REQUIREMENT:
Would you transcribe all of the data exactly, down to the last character?
Begin
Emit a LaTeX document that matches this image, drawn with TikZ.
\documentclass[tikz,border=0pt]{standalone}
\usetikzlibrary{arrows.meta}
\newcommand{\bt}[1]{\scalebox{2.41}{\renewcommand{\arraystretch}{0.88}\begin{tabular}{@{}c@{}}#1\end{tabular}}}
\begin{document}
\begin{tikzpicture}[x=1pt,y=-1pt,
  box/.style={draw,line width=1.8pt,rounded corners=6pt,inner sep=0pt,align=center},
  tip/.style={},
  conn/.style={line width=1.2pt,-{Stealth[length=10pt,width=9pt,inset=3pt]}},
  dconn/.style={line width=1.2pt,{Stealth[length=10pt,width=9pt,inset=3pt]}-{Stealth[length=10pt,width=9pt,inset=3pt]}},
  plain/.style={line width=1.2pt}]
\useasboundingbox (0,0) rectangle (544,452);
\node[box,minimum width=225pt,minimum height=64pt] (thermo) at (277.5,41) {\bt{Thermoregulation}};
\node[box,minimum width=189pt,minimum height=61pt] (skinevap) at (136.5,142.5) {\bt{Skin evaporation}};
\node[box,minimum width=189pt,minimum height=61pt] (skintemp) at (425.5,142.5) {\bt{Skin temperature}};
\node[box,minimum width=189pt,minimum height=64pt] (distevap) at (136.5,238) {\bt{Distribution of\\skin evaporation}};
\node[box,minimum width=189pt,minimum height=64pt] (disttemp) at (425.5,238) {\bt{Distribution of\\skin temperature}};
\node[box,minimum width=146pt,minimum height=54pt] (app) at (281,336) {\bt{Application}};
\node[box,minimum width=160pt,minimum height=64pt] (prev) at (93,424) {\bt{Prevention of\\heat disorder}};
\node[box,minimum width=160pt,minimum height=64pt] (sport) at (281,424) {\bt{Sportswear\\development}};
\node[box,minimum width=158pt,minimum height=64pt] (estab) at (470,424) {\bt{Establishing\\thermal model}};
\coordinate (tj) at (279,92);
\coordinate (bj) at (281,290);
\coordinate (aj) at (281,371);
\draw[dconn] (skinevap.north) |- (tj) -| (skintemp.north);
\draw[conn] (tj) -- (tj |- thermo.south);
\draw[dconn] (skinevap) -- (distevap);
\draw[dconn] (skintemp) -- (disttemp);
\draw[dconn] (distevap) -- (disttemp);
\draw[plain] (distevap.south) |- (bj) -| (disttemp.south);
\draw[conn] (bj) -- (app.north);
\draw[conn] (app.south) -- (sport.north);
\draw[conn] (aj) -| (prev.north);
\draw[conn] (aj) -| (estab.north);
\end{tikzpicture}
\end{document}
End
CORRECT RESULT:
Emit a LaTeX document that matches this image, drawn with TikZ.
\documentclass[tikz,border=0pt]{standalone}
\usetikzlibrary{arrows.meta}
\newcommand{\bt}[1]{\scalebox{2.41}{\renewcommand{\arraystretch}{0.88}\begin{tabular}{@{}c@{}}#1\end{tabular}}}
\begin{document}
\begin{tikzpicture}[x=1pt,y=-1pt,
  box/.style={draw,line width=1.8pt,rounded corners=6pt,inner sep=0pt,align=center},
  tip/.style={},
  conn/.style={line width=1.2pt,-{Stealth[length=10pt,width=9pt,inset=3pt]}},
  dconn/.style={line width=1.2pt,{Stealth[length=10pt,width=9pt,inset=3pt]}-{Stealth[length=10pt,width=9pt,inset=3pt]}},
  plain/.style={line width=1.2pt}]
\useasboundingbox (0,0) rectangle (544,452);
\node[box,minimum width=225pt,minimum height=64pt] (thermo) at (277.5,41) {\bt{Thermoregulation}};
\node[box,minimum width=189pt,minimum height=61pt] (skinevap) at (136.5,142.5) {\bt{Skin evaporation}};
\node[box,minimum width=189pt,minimum height=61pt] (skintemp) at (425.5,142.5) {\bt{Skin temperature}};
\node[box,minimum width=189pt,minimum height=64pt] (distevap) at (136.5,238) {\bt{Distribution of\\skin evaporation}};
\node[box,minimum width=189pt,minimum height=64pt] (disttemp) at (425.5,238) {\bt{Distribution of\\skin temperature}};
\node[box,minimum width=146pt,minimum height=54pt] (app) at (281,336) {\bt{Application}};
\node[box,minimum width=160pt,minimum height=64pt] (prev) at (93,424) {\bt{Prevention of\\heat disorder}};
\node[box,minimum width=160pt,minimum height=64pt] (sport) at (281,424) {\bt{Sportswear\\development}};
\node[box,minimum width=158pt,minimum height=64pt] (estab) at (470,424) {\bt{Establishing\\thermal model}};
\coordinate (tj) at (279,92);
\coordinate (bj) at (281,290);
\coordinate (aj) at (281,371);
\draw[dconn] (skinevap.north) |- (tj) -| (skintemp.north);
\draw[conn] (tj) -- (tj |- thermo.south);
\draw[dconn] (skinevap) -- (distevap);
\draw[dconn] (skintemp) -- (disttemp);
\draw[dconn] (distevap) -- (disttemp);
\draw[plain] (distevap.south) |- (bj) -| (disttemp.south);
\draw[conn] (bj) -- (app.north);
\draw[conn] (app.south) -- (sport.north);
\draw[conn] (aj) -| (prev.north);
\draw[conn] (aj) -| (estab.north);
\end{tikzpicture}
\end{document}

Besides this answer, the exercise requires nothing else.